Je me souviens que le matin où l’affiche avait été mise
On se marrait
On se marrait
On se marrait
« Moins je porte mieux je me porte »
Bah oui tiens
C’est une bonne idée ça
Qu’on aimerait bien t’y voir mec de la com’
Pousser une journée avec nous
Et si tu pouvais aussi nous filer des tuyaux pour
porter pousser tracter tirer moins
Qu’on est plus preneurs que de tes affiches à la
con »
À la ligne de Joseph Pontus
« – Eh bien, ce pressentiment que j’avais eu
d’rentrer dans un tunnel sans fin en allant en
prépa, c’était pas faux, parce que dans la
foulée je suis devenue prof.
Ce qui est complètement dingue quand on y pense
c’est que tout ce bazar, les nuits sans dormir
les devoirs de 8 heures, le prof qui te traite de
[cochon
et que t’es l’élite de la nation, les 2-3 ans à pas voir
le jour quand t’en as dix-huit dix-neuf, tout ça
que t’aies le concours ou pas, que tu deviennes
normalien-lienne ou pas, ça te mène jamais
qu’à être prof. C’est vrai
que si tu continues dans le même style mais
dans d’autres écoles de même style, alors plus
[tard
tu deviens ministre, préfet ou chef d’entreprise.

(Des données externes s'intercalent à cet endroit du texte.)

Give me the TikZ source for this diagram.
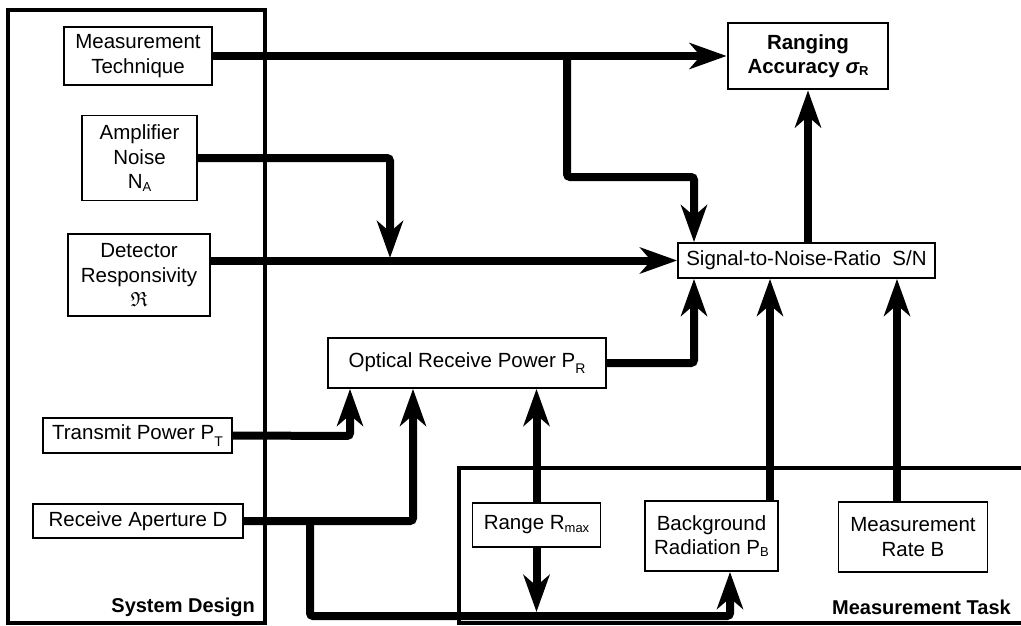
\documentclass[tikz,border=0pt]{standalone}
\usepackage{fontspec}
\setmainfont{Liberation Sans}
\usepackage{amssymb}
\usetikzlibrary{arrows.meta}
\newcommand{\mysub}[1]{\raisebox{-0.2ex}{\fontsize{13}{13}\selectfont #1}}
\newcommand{\mysubl}[1]{\raisebox{-0.6ex}{\fontsize{14}{14}\selectfont #1}}
\begin{document}
\begin{tikzpicture}[x=1pt,y=-1pt,
  box/.style={draw,line width=1.8pt,inner sep=0pt,align=center,font=\fontsize{20.5}{24.5}\selectfont},
  panel/.style={line width=3.5pt},
  conn/.style={line width=8pt,rounded corners=3pt},
  arr/.style={conn,-{Stealth[length=37pt,width=26pt,inset=11pt]}},
  lbl/.style={font=\fontsize{20}{24}\bfseries\selectfont,inner sep=0pt}
]
\useasboundingbox (0,0) rectangle (1021,626);
% panels
\draw[panel] (8,10) rectangle (265,623);
\draw[panel] (1030,468) -- (459,468) -- (459,623) -- (1030,623);
% boxes
\node[box,minimum width=148pt,minimum height=58pt] (tech) at (138,56) {Measurement\\Technique};
\node[box,minimum width=115pt,minimum height=85pt] (amp) at (139.5,158) {Amplifier\\Noise\\N\mysub{A}};
\node[box,minimum width=142pt,minimum height=82pt] (det) at (139,275) {Detector\\Responsivity\\$\mathfrak{R}$};
\node[box,line width=2.8pt,font=\fontsize{20.5}{24.5}\bfseries\selectfont,minimum width=160pt,minimum height=66pt] (acc) at (808,56) {Ranging\\Accuracy {\itshape σ}\mysub{R}};
\node[box,minimum width=257pt,minimum height=35pt] (sn) at (806.5,260.5) {Signal-to-Noise-Ratio\ \ S/N};
\node[box,minimum width=278pt,minimum height=50pt] (opt) at (467,363) {Optical Receive Power P\mysubl{R}};
\node[box,minimum width=189pt,minimum height=35pt] (tx) at (137.5,435.5) {Transmit Power P\mysubl{T}};
\node[box,minimum width=210pt,minimum height=34pt] (rx) at (138,521) {Receive Aperture D};
\node[box,minimum width=128pt,minimum height=44pt] (range) at (536.5,525) {Range R\mysub{max}};
\node[box,minimum width=133pt,minimum height=70pt] (bg) at (711.5,536) {Background\\Radiation P\mysub{B}};
\node[box,minimum width=149pt,minimum height=70pt] (rate) at (913,537) {Measurement\\Rate B};
% labels
\node[lbl,anchor=east] (sd) at (255,607) {System Design};
\node[lbl,anchor=east] (mt) at (1011,607) {Measurement Task};
% coordinates
\coordinate (b1) at (567,56);
\coordinate (k1) at (567,177);
\coordinate (k2) at (694,177);
\coordinate (a1) at (390,158);
\coordinate (j1) at (390,258);
\coordinate (o1) at (694,363);
\coordinate (t1) at (350,436);
\coordinate (r1) at (413,521);
\coordinate (r2) at (310,521);
\coordinate (r3) at (310,616);
\coordinate (r4) at (730,616);
\coordinate (rb) at (536.5,612);
\coordinate (g1) at (770,500);
\coordinate (q1) at (897,500);
% connectors
\draw[arr] (tech.east) -- (acc.west);
\draw[arr] (b1) -- (k1) -- (k2) -- (k2 |- sn.north);
\draw[arr] (amp.east) -- (a1) -- (j1);
\draw[arr] (det.east |- sn.west) -- (sn.west);
\draw[arr] (acc.south |- sn.north) -- (acc.south);
\draw[arr] (opt.east) -- (o1) -- (o1 |- sn.south);
\draw[arr] (tx.east) -- (t1) -- (t1 |- opt.south);
\draw[arr] (rx.east) -- (r1) -- (r1 |- opt.south);
\draw[arr] (r2) -- (r3) -- (r4) -- (r4 |- bg.south);
\draw[arr] (range.north) -- (range.north |- opt.south);
\draw[arr] (range.south) -- (rb);
\draw[arr] (g1 |- bg.north) -- (g1 |- sn.south);
\draw[arr] (q1 |- rate.north) -- (q1 |- sn.south);
\end{tikzpicture}
\end{document}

Et je me demande si c’est pas justement d’avoir
[vécu
cette jeunesse-là qui fait que les ministres, les
[députés
par exemple
à cinquante ans ont l’air aux fraises, à s’exciter
sur l’autorité
ou tout à coup à se lâcher
comme si leurs parents venaient d’un coup
de leur permettre de sortir.
Un hamster à l’école de Nathalie Quintane.
Je pourrais dire que la lecture de trois textes de cette facture est un jeu de hasard. Mais je n’y crois pas et pense qu’en choisissant ces livres j’ai cédé à quelque monomanie soudaine. Vraisemblablement le passage à la ligne permet ici d’atteindre plus sûrement le réel. Un réel en tant que mécanique : drôle, absurde et presque chantant certes, mais où l’existence de chacun s’avère tout de même répétitive, étriquée, en un mot méchamment contrainte. Dans ce cas, le retour à la ligne agit comme une camisole (et c’est toute sa puissance).
2 commentaires sur “8 – à la ligne”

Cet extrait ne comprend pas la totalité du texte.